In Reply to: Digital SLR's by GreeneBerry

The most important difference between compact P&S (Point & Shoot) and DSLR cameras is in the sensors. There is a huge size difference between the P&S sensor (often the size of a fingernail or smaller) and the DSLR sensor which can be the same size as a 35mm film frame (often called full-frame) or larger.

Regarding image quality, pixel size makes all the difference; the larger the pixel, the better its ability to capture light, and consequently, the less noise in the image. If you take a P&S and a DSLR sensor with the same number of pixels, i.e. 10mp, the DSLR will be capable of vastly superior image quality with less noise because those pixels will be much larger. This has nothing to do with camera brands or types.

As a commercial/advertising shooter for over 40 years, I started using digital in its early years. Today's sensor technology is amazing compared to the early versions, but you can't change the laws of physics, and pixel for pixel, larger ones still win hands down! These days I shoot digital exclusively, using numerous camera bodies from different makers. My favorite camera has interchangeable lenses but is neither a DSLR or P&S.

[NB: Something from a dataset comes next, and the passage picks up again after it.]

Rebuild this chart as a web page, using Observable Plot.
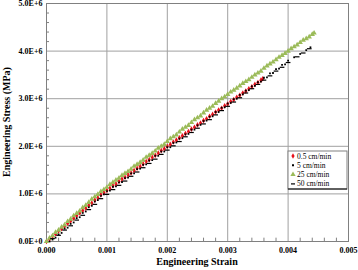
<!DOCTYPE html>
<html><head><meta charset="utf-8">
<script src="https://cdn.jsdelivr.net/npm/d3@7"></script>
<script src="https://cdn.jsdelivr.net/npm/@observablehq/plot@0.6"></script>
<style>body{margin:0;background:#fff}</style>
</head><body><div id="chart"></div>
<script>
// strain values in units of 1e-3, stress values in units of 1e6
const seriesNames = ["0.5 cm/min", "5 cm/min", "25 cm/min", "50 cm/min"];
const xTicks = [0, 0.001, 0.002, 0.003, 0.004, 0.005];
const xTickLabels = ["0.000", "0.001", "0.002", "0.003", "0.004", "0.005"];
const yTicks = [0, 1, 2, 3, 4, 5];
const yTickLabels = ["0.0E+0", "1.0E+6", "2.0E+6", "3.0E+6", "4.0E+6", "5.0E+6"];

// 0.5 cm/min (red)
const strainRed = [0,0.05,0.10,0.15,0.20,0.25,0.30,0.35,0.40,0.45,0.50,0.55,0.60,0.65,0.70,0.75,0.80,0.85,0.90,0.95,1.00,1.05,1.10,1.15,1.20,1.25,1.30,1.35,1.40,1.45,1.50,1.55,1.60,1.65,1.70,1.75,1.80,1.85,1.90,1.95,2.00,2.05,2.10,2.15,2.20,2.25,2.30,2.35,2.40,2.45,2.50,2.55,2.60,2.65,2.70,2.75,2.80,2.85,2.90,2.95,3.00,3.05,3.10,3.15,3.20,3.25,3.30,3.35,3.40,3.45,3.50,3.55,3.58];
const stressRed = [0.00,0.05,0.11,0.16,0.22,0.27,0.32,0.38,0.43,0.49,0.54,0.60,0.65,0.70,0.76,0.81,0.87,0.92,0.98,1.03,1.07,1.12,1.17,1.21,1.26,1.31,1.35,1.40,1.44,1.49,1.54,1.58,1.63,1.68,1.72,1.77,1.81,1.86,1.91,1.95,2.00,2.04,2.09,2.13,2.18,2.22,2.27,2.31,2.36,2.40,2.45,2.49,2.54,2.58,2.63,2.67,2.72,2.76,2.80,2.85,2.89,2.94,2.98,3.03,3.07,3.12,3.16,3.21,3.25,3.30,3.34,3.39,3.42];

// 5 cm/min (black squares)
const strainB5 = [0.05,0.10,0.15,0.20,0.25,0.30,0.35,0.40,0.45,0.50,0.55,0.60,0.65,0.70,0.75,0.80,0.85,0.90,0.95,1.00,1.05,1.10,1.15,1.20,1.25,1.30,1.35,1.40,1.45,1.50,1.55,1.60,1.65,1.70,1.75,1.80,1.85,1.90,1.95,2.00,2.05,2.10,2.15,2.20,2.25,2.30,2.35,2.40,2.45,2.50,2.55,2.60,2.65,2.70,2.75,2.80,2.85,2.90,2.95,3.00,3.05,3.10,3.15,3.20,3.25,3.30,3.35,3.40,3.45,3.50,3.55,3.60,3.65,3.70,3.75,3.80,3.85,3.90,3.95,4.00,4.10,4.20,4.30,4.37];
const stressB5 = [0.00,0.04,0.08,0.15,0.18,0.27,0.29,0.37,0.40,0.49,0.51,0.60,0.63,0.72,0.75,0.84,0.87,0.96,0.99,1.06,1.07,1.15,1.16,1.24,1.25,1.33,1.34,1.43,1.43,1.52,1.53,1.61,1.62,1.70,1.71,1.80,1.80,1.89,1.89,1.98,1.98,2.07,2.08,2.16,2.17,2.25,2.26,2.35,2.35,2.44,2.45,2.53,2.54,2.62,2.63,2.72,2.72,2.81,2.82,2.90,2.91,2.99,3.00,3.08,3.09,3.17,3.18,3.26,3.27,3.35,3.36,3.44,3.45,3.53,3.54,3.62,3.63,3.71,3.72,3.80,3.87,3.94,4.02,4.08];

// 25 cm/min (green triangles)
const strainGreen = [0,0.05,0.10,0.15,0.20,0.25,0.30,0.35,0.40,0.45,0.50,0.55,0.60,0.65,0.70,0.75,0.80,0.85,0.90,0.95,1.00,1.05,1.10,1.15,1.20,1.25,1.30,1.35,1.40,1.45,1.50,1.55,1.60,1.65,1.70,1.75,1.80,1.85,1.90,1.95,2.00,2.05,2.10,2.15,2.20,2.25,2.30,2.35,2.40,2.45,2.50,2.55,2.60,2.65,2.70,2.75,2.80,2.85,2.90,2.95,3.00,3.05,3.10,3.15,3.20,3.25,3.30,3.35,3.40,3.45,3.50,3.55,3.60,3.65,3.70,3.75,3.80,3.85,3.90,3.95,4.00,4.05,4.10,4.15,4.20,4.25,4.30,4.35,4.40,4.43];
const stressGreen = [0.00,0.07,0.12,0.19,0.24,0.30,0.35,0.42,0.47,0.54,0.59,0.64,0.71,0.76,0.82,0.89,0.94,0.99,1.05,1.09,1.14,1.20,1.24,1.29,1.33,1.39,1.43,1.47,1.52,1.58,1.62,1.66,1.71,1.77,1.81,1.85,1.90,1.96,2.00,2.04,2.10,2.16,2.20,2.24,2.30,2.36,2.40,2.44,2.50,2.56,2.60,2.64,2.70,2.76,2.80,2.84,2.90,2.95,3.00,3.04,3.09,3.14,3.18,3.22,3.27,3.32,3.36,3.40,3.45,3.50,3.54,3.58,3.64,3.69,3.73,3.77,3.82,3.87,3.91,3.95,4.00,4.05,4.09,4.13,4.18,4.23,4.26,4.30,4.35,4.38];

// 50 cm/min (black dashes)
const strainB50 = [0.10,0.20,0.30,0.40,0.50,0.60,0.70,0.80,0.90,1.00,1.10,1.20,1.30,1.40,1.50,1.60,1.70,1.80,1.90,2.00,2.10,2.20,2.30,2.40,2.50,2.60,2.70,2.80,2.90,3.00,3.10,3.20,3.30,3.40,3.50,3.60,3.70,3.80,3.90,4.00,4.15,4.25,4.35];
const stressB50 = [0.06,0.13,0.24,0.33,0.45,0.55,0.67,0.78,0.90,0.99,1.09,1.18,1.27,1.37,1.46,1.55,1.64,1.73,1.83,1.92,2.01,2.10,2.20,2.29,2.38,2.47,2.56,2.66,2.75,2.84,2.93,3.02,3.12,3.21,3.30,3.39,3.48,3.58,3.66,3.76,3.88,3.96,4.05];

const colors = ["#e8101a", "#000000", "#9bbb59", "#000000"];

const toRows = (xs, ys) => xs.map((x, i) => ({strain: x / 1000, stress: ys[i]}));
const red = toRows(strainRed, stressRed);
const b5 = toRows(strainB5, stressB5);
const green = toRows(strainGreen, stressGreen);
const b50 = toRows(strainB50, stressB50);

const dash = {draw(ctx, size) { const w = Math.sqrt(size) * 1.1; ctx.rect(-w, -0.6, 2 * w, 1.2); }};

const minorX = d3.range(0, 26).map(i => i * 0.0002).filter(v => !xTicks.some(t => Math.abs(t - v) < 1e-9));
const minorY = d3.range(0, 26).map(i => i * 0.2).filter(v => !yTicks.some(t => Math.abs(t - v) < 1e-9));

const chart = Plot.plot({
  width: 358, height: 270,
  marginLeft: 46, marginRight: 10, marginTop: 3, marginBottom: 29,
  style: {fontFamily: "'Liberation Serif', 'Times New Roman', serif", fontSize: "8px", fontWeight: "bold", background: "#fff", color: "#000", overflow: "visible"},
  x: {domain: [0, 0.005], ticks: xTicks, tickFormat: d => xTickLabels[xTicks.findIndex(t => Math.abs(t - d) < 1e-9)], tickSize: 0, tickPadding: 6, label: null},
  y: {domain: [0, 5], ticks: yTicks, tickFormat: d => yTickLabels[yTicks.indexOf(d)], tickSize: 0, tickPadding: 4, label: null},
  marks: [
    Plot.ruleX(xTicks.slice(1, -1), {stroke: "#a0a0a0", strokeWidth: 1}),
    Plot.ruleY(yTicks.slice(1, -1), {stroke: "#a0a0a0", strokeWidth: 1}),
    Plot.ruleX(minorX, {y1: 0, y2: 0.07, stroke: "#808080"}),
    Plot.ruleY(minorY, {x1: 0, x2: 0.00005, stroke: "#808080"}),
    Plot.frame({stroke: "#808080"}),
    Plot.dot(red, {x: "strain", y: "stress", symbol: "diamond", r: 1.7, fill: colors[0], stroke: "none"}),
    Plot.dot(b5, {x: "strain", y: "stress", symbol: "square", r: 1.0, fill: colors[1], stroke: "none"}),
    Plot.dot(green, {x: "strain", y: "stress", symbol: "triangle", r: 2.0, fill: colors[2], stroke: "none"}),
    Plot.dot(b50, {x: "strain", y: "stress", symbol: dash, r: 1.2, fill: colors[3], stroke: "none"})
  ]
});
document.getElementById("chart").append(chart);

const svg = d3.select(chart);
svg.append("text").attr("x", 197).attr("y", 265).attr("text-anchor", "middle").attr("fill", "#000")
  .style("font-size", "10px").style("font-weight", "bold").text("Engineering Strain");
svg.append("text").attr("transform", "translate(10,122) rotate(-90)").attr("text-anchor", "middle").attr("fill", "#000")
  .style("font-size", "10px").style("font-weight", "bold").text("Engineering Stress (MPa)");

// legend
const lg = svg.append("g").attr("transform", "translate(288,151)");
lg.append("rect").attr("width", 59).attr("height", 38).attr("fill", "#fff").attr("stroke", "#808080");
lg.append("line").attr("x1", 0).attr("x2", 59).attr("y1", 38).attr("y2", 38).attr("stroke", "#000");
const sym = [d3.symbolDiamond, d3.symbolSquare, d3.symbolTriangle, null];
const sizes = [9, 4, 12, 0];
seriesNames.forEach((name, i) => {
  const y = 5 + i * 9.3;
  if (sym[i]) {
    lg.append("path").attr("d", d3.symbol(sym[i], sizes[i])()).attr("transform", `translate(5,${y})`).attr("fill", colors[i]);
  } else {
    lg.append("rect").attr("x", 3).attr("y", y - 0.6).attr("width", 4).attr("height", 1.2).attr("fill", colors[i]);
  }
  lg.append("text").attr("x", 9).attr("y", y + 2.5).attr("text-anchor", "start").attr("fill", "#000")
    .style("font-size", "7.5px").style("font-weight", "normal").text(name);
});
</script>
</body></html>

Another factor to consider is the image color quality of the the sensor. Here again, most DSLR sensors have an edge. Since each sensor photosite (that is what they are called before they become pixels) is covered by a red, green, or blue color filter, the quality of those filters also affects the final image quality. Once the raw capture data is converted into an image file, the photosites officially become pixels.

There are many pitfalls in the path to a final image and one of them is the conversion from captured data to an image file. Many DSLR cameras allow you to save the captured data as Raw files for later conversion on your computer as JPEG or TIFF files, or converted in the camera to JPEG files. Only a few P&S cameras allow saving in the Raw format.

A discussion about Raw vs. JPEG files is outside the scope of this thread, but without a doubt, a Raw conversion made on your computer has far more potential to make the best quality prints. I know this is an overload of info, and I am only scratching the surface, but this discussion could easily go for several pages.

One final note - if you are only interested in 3"x5" machine prints from a local drugstore or Costco, then all of this discussion is academic. On the other hand, if you make prints up to A1 size (23"x33"), then all of this is a valid concern.